The developers openly admit this and yet the use of social media and consumption of digital detritus is at an all-time high.

Basic connections between the visual stimuli and the emotions they elicit are fully taken advantage of to ensure the organization delivering the message wins. That’s the business model.

Editing of our story is about curiosity and the exploration of how we learned to think the way we think. Like many of the tech solutions running the world, we humans are also able to be reprogrammed. It will take energy and time, but the information we put into the program will yield what comes out.

The social media apps that are extremely successful are the ones designed with human motivation and human-centeredness to elicit human contact. They are the ones that tap into the human drive of creative expression, the longing to be seen, and the desire to peek into other people’s lives.

There is so much that is in our control about how we live our day-to-day lives. Storytelling and rewriting the narrative is about taking the power back. We have the ability to rewrite our narrative and change those relationship dynamics that block us from true connection. We can choose people who will support our growth and energize us.

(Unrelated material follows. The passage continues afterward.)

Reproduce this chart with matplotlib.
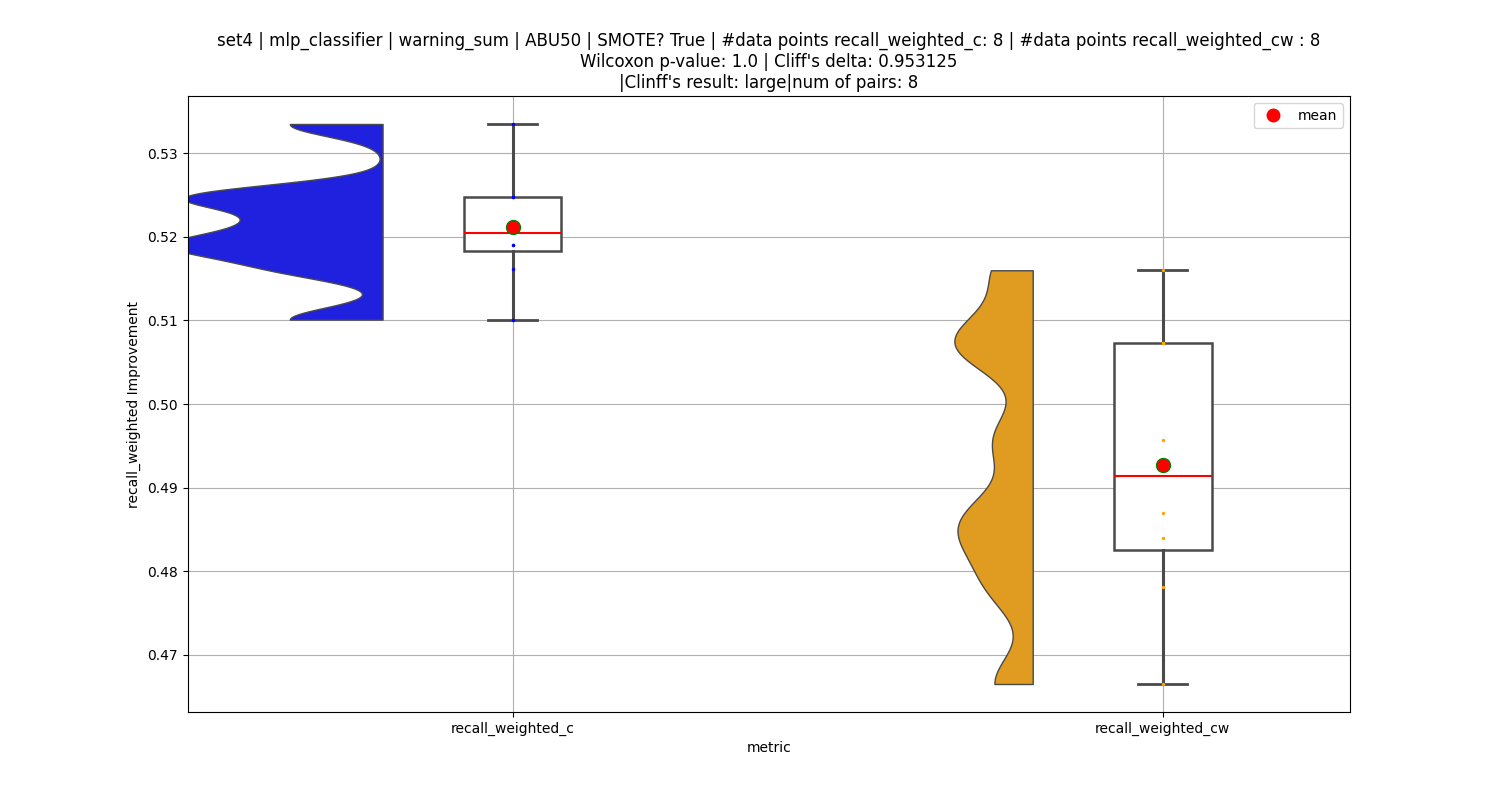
import numpy as np
import matplotlib
matplotlib.use('agg')
import matplotlib.pyplot as plt
from matplotlib.lines import Line2D

# values
metrics = ['recall_weighted_c', 'recall_weighted_cw']
vals_c = [0.5101, 0.5162, 0.5190, 0.5190, 0.5218, 0.5248, 0.5248, 0.5335]
vals_cw = [0.4665, 0.4781, 0.4840, 0.4870, 0.4957, 0.5073, 0.5073, 0.5160]
fill_colors = ['#2020df', '#df9c20']
dot_colors = ['blue', 'orange']

title = ("set4 | mlp_classifier | warning_sum | ABU50 | SMOTE? True | "
         "#data points recall_weighted_c: 8 | #data points recall_weighted_cw : 8\n"
         "Wilcoxon p-value: 1.0 | Cliff's delta: 0.953125\n"
         "|Clinff's result: large|num of pairs: 8")

bw_factor = 0.21
max_half = 0.33      # half-width of the widest violin, in category units
shift = -0.2         # violin sits left of the box


def kde(data, grid, factor):
    data = np.asarray(data)
    h = factor * data.std(ddof=1)
    z = (grid[:, None] - data[None, :]) / h
    return np.exp(-0.5 * z ** 2).sum(axis=1) / (len(data) * h * np.sqrt(2 * np.pi))


fig, ax = plt.subplots(figsize=(15, 8), dpi=100)
ax.grid(True, color='#b0b0b0', linewidth=0.8, zorder=0)
ax.set_axisbelow(True)

groups = [vals_c, vals_cw]
grids, dens = [], []
for g in groups:
    yy = np.linspace(min(g), max(g), 400)
    grids.append(yy)
    dens.append(kde(g, yy, bw_factor))
peak = max(d.max() for d in dens)

for i, g in enumerate(groups):
    edge = i + shift
    w = dens[i] / peak * max_half
    ax.fill_betweenx(grids[i], edge - w, edge, facecolor=fill_colors[i],
                     edgecolor='#4a4a4a', linewidth=1.0, zorder=2)

bp = ax.boxplot(groups, positions=range(len(groups)), widths=0.15, whis=(0, 100),
                patch_artist=True, showfliers=False, manage_ticks=False, zorder=3,
                boxprops=dict(facecolor='white', edgecolor='#4a4a4a', linewidth=1.8),
                whiskerprops=dict(color='#4a4a4a', linewidth=2.2),
                capprops=dict(color='#4a4a4a', linewidth=2.0),
                medianprops=dict(color='red', linewidth=1.5))

for i, g in enumerate(groups):
    ax.scatter(np.full(len(g), i), g, s=6, color=dot_colors[i],
               linewidths=0, zorder=4)
    ax.plot(i, np.mean(g), 'o', color='red', markeredgecolor='green',
            markersize=10, markeredgewidth=1.0, zorder=5)

ax.set_xticks(range(len(metrics)))
ax.set_xticklabels(metrics)
ax.set_xlim(-0.5, 1.288)
ax.set_xlabel('metric')
ax.set_ylabel('recall_weighted Improvement')
ax.set_title(title, fontsize=12)

handle = Line2D([], [], linestyle='none', marker='o', color='red', markersize=9)
ax.legend([handle], ['mean'], loc='upper right')

plt.savefig('out.png')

We can choose to spend more time in nature—or as they say on Discord, “Go touch grass.”

Whenever we notice our critical inner voice telling us something is too much for us, or that we don’t deserve grandiose dreams, it’s important to accept these thoughts, and then let them do what thoughts do and let them float away.

As James Taylor Gatto once said, “You either learn your way towards writing your own script in life, or you unwittingly become an actor in someone else’s script.”

We have the power to edit our stories. Remember, there is no reason to dream small. Anyone who ever accomplished anything dreamed it first.